Defining Your Why

You do the same thing over and over. You make the same New Year’s resolutions every year, and every year you give up, forget or have some excuse for not achieving your goals. Or maybe you’re miserable in your job and can’t figure out what really motivates you. As a Four Tendencies Questioner, I’m not really a fan of New Year’s resolutions, but I find great value in gaining clarity. Having clarity can support us in making changes we want or continuing on a certain path.

This is an exercise I came up with around the beginning of 2018 to gain some insight on how and where to focus my time and attention during the upcoming year. There wasn’t a template that I followed, and my process was formulated through inspiration from multiple sources. Below is an outline of this process. Depending on how much time you want to spend and how focused (no rabbit trailing) you want be, start by giving yourself some guidelines such as I mention – limit to 5-10 top goals – or set a time limit. If you run out of time you can come back later and pick up where you left off. I think being able to leave it and come back to it over and over again, and make adjustments as needed is part of the beauty of it. Also, for this exercise I do not recommend separating personal and professional goals as I believe it is important to see where they in alignment and/or diverge. 


1. Start by listing your goals – Brain dump your top 5-10 personal and professional short term and long term goals leaving several lines of space in between.
2. For each goal answer the following questions:

WHY is it important?

Why do you want to do it?

What are your driving factors (top 4-5 things that come to mind) 

What will it mean to you if you accomplish it?

What will it feel like if you accomplish it?

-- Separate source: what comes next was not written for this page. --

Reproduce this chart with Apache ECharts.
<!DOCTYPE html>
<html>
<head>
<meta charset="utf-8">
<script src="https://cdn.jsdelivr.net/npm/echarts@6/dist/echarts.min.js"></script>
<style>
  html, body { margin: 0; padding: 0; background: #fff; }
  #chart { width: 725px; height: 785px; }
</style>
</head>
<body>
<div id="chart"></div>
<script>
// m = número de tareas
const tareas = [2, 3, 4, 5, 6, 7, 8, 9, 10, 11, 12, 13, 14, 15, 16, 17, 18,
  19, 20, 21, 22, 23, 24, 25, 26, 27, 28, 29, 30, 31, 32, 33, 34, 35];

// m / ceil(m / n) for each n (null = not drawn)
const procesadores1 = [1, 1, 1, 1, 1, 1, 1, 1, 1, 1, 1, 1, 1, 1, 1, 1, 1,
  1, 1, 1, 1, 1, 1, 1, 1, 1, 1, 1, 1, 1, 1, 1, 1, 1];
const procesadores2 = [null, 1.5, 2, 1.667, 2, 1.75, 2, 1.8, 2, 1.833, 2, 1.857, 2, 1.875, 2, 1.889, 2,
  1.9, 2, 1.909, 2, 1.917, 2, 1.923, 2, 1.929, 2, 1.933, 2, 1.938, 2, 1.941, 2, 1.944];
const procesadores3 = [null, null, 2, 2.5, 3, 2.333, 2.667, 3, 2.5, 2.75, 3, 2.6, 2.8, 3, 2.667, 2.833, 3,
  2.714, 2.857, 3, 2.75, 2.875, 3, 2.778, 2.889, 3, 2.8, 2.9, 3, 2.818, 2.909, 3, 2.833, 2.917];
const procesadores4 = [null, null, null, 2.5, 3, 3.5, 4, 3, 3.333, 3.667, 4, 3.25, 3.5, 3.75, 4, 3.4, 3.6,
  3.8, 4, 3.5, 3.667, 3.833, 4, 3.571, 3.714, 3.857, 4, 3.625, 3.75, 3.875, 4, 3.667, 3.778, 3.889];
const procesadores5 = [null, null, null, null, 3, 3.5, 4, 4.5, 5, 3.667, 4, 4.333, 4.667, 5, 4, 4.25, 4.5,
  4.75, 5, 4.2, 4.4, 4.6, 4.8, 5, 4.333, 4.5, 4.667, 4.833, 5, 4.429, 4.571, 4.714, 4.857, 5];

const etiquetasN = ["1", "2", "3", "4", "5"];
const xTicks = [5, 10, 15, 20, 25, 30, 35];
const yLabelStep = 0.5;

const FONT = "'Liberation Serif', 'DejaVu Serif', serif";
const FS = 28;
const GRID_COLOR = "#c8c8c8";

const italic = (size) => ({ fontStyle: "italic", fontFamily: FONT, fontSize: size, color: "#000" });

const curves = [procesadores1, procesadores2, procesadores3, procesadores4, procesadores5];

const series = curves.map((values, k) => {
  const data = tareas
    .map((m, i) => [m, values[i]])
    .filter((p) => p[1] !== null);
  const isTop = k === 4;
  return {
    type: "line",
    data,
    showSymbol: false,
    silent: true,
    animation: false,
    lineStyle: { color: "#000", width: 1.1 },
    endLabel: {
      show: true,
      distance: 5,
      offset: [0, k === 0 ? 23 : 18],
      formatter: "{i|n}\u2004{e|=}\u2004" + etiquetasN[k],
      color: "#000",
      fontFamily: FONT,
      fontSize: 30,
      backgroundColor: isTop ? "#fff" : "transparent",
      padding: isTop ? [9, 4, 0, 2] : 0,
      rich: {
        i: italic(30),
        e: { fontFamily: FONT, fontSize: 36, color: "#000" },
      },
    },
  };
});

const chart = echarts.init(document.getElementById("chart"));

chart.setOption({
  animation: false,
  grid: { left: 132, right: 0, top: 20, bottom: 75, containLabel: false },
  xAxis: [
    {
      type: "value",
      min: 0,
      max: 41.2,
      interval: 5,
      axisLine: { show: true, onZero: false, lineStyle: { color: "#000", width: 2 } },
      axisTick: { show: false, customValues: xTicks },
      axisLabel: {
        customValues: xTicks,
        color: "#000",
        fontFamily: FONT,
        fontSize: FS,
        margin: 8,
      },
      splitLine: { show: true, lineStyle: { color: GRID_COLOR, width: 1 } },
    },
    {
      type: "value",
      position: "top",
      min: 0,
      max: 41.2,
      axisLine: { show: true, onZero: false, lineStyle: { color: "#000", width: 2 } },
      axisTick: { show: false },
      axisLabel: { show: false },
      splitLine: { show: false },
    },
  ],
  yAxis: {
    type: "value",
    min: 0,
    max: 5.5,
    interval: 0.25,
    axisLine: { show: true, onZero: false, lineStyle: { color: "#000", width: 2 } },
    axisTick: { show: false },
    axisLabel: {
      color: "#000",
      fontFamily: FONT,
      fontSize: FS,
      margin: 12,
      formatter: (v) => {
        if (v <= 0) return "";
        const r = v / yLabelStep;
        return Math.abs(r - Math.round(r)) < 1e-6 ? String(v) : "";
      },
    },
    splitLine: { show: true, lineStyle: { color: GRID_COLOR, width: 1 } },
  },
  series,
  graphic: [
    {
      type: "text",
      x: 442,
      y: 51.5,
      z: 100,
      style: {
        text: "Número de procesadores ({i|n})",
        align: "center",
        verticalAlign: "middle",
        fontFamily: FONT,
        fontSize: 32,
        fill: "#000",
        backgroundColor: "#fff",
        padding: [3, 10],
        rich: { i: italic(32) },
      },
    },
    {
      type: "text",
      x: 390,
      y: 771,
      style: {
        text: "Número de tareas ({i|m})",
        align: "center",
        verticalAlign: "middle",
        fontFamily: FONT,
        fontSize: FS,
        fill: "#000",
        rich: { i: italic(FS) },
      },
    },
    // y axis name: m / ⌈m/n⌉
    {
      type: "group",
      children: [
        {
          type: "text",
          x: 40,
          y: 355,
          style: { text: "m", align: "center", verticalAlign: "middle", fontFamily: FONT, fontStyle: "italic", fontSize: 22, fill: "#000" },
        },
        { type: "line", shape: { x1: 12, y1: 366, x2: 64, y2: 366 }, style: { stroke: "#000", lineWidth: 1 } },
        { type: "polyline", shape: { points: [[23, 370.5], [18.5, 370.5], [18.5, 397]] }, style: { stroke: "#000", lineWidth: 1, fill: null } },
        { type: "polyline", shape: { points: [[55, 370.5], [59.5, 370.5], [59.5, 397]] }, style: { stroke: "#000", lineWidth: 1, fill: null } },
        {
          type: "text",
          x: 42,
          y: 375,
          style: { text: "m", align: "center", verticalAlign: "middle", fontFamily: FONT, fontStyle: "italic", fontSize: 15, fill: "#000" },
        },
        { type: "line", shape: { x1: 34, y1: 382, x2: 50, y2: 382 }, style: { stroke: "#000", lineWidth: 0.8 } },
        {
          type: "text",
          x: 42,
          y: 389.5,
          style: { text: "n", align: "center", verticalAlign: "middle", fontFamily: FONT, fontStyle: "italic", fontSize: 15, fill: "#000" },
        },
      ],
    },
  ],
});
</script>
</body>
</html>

What will it mean to you if you don’t accomplish it?

What will it feel like if you don’t accomplish it?


3. Review – identify any potential conflicting goals. If any, continue here, if none, move on to next review in step 4.

Example: Goal #1- Be a consistent presence in my children’s lives Goal #2 – Travel the world solo for a year.

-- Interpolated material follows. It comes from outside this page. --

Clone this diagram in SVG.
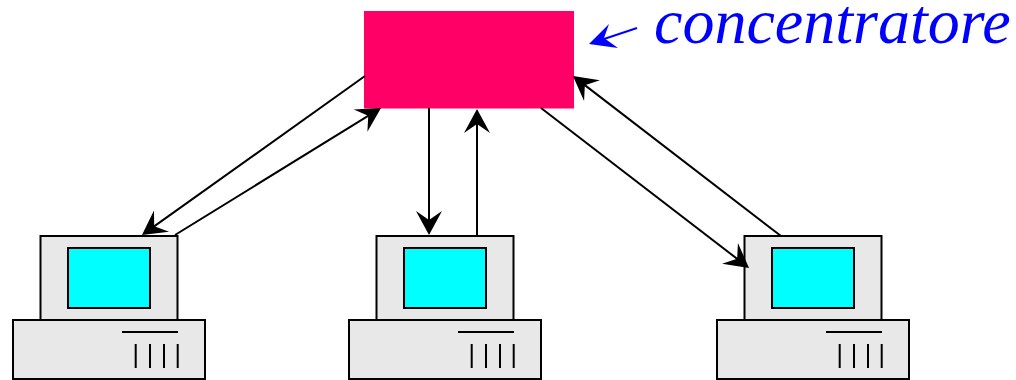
<svg xmlns="http://www.w3.org/2000/svg" width="1016" height="380" viewBox="0 0 1016 380">
<style>
.case{fill:#e8e8e8;stroke:#000;stroke-width:2}
.screen{fill:#00ffff;stroke:#000;stroke-width:2}
.det{fill:none;stroke:#000;stroke-width:2}
.conn{fill:none;stroke:#000;stroke-width:2;marker-end:url(#head)}
</style>
<defs>
<marker id="head" markerUnits="userSpaceOnUse" orient="auto" overflow="visible" markerWidth="40" markerHeight="30" refX="0" refY="0" viewBox="-30 -15 40 30">
<path d="M8,0L-16,-13L-7,0L-16,13Z" fill="#000"/>
</marker>
<g id="pc">
<rect class="case" x="40.500" y="236" width="137" height="84"/>
<rect class="screen" x="68" y="248" width="82" height="60"/>
<rect class="case" x="13" y="320" width="192" height="59"/>
<path class="det" d="M122,332H178M135.700,344V368M150,344V368M164,344V368M177.700,344V368"/>
</g>
</defs>
<rect width="1016" height="380" fill="#fff"/>
<g id="computer-1"><use href="#pc"/></g>
<g id="computer-2"><use href="#pc" x="336"/></g>
<g id="computer-3"><use href="#pc" x="704"/></g>
<g id="concentratore"><rect x="364" y="11" width="210" height="97.500" fill="#ff0066"/></g>
<g id="connectors">
<path class="conn" d="M365,76L148.500,230.400"/>
<path class="conn" d="M175,235L374.200,112.200"/>
<path class="conn" d="M429,108V227"/>
<path class="conn" d="M477,236V117"/>
<path class="conn" d="M541,108L742.700,263.100"/>
<path class="conn" d="M781,236L579.300,80.900"/>
</g>
<g id="label">
<path d="M637,28L604,39" fill="none" stroke="#0000ff" stroke-width="2"/>
<path d="M589,44L609,24L604,38L618,48Z" fill="#0000ff"/>
<text x="654" y="43" font-family="'Liberation Serif',serif" font-style="italic" font-size="64" fill="#0000ff">concentratore</text>
</g>
</svg>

Add 2-3 more “why’s” to each to a little dig deeper, find the why to your why.

4. Review – Look for any external “why’s”. These are based on someone else’s opinion or perception. If any, continue here, If none, move on to next review in step 5.

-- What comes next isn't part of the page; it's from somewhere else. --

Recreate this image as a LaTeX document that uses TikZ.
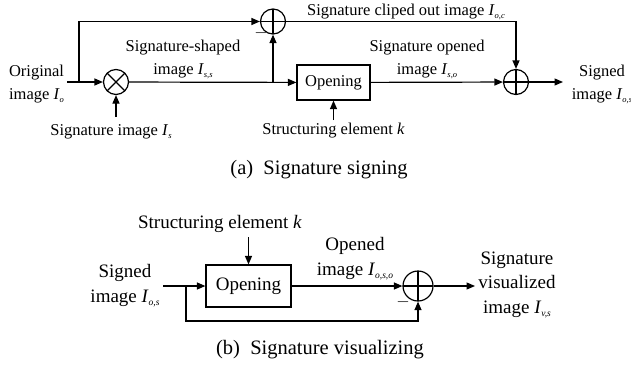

Example: My family expects it of me.

Write down: WHY that person(s) drives you to succeeding on that goal; WHY does their opinion matter? If I remove the external why, what is my internal why?


5. Review – where do your “why’s” align? Where do they diverge? Is there a theme to what your most important “why”/ driving motivator is? What one “why” is non-compromisable?


Use the above information to reprioritize and/or eliminate goals.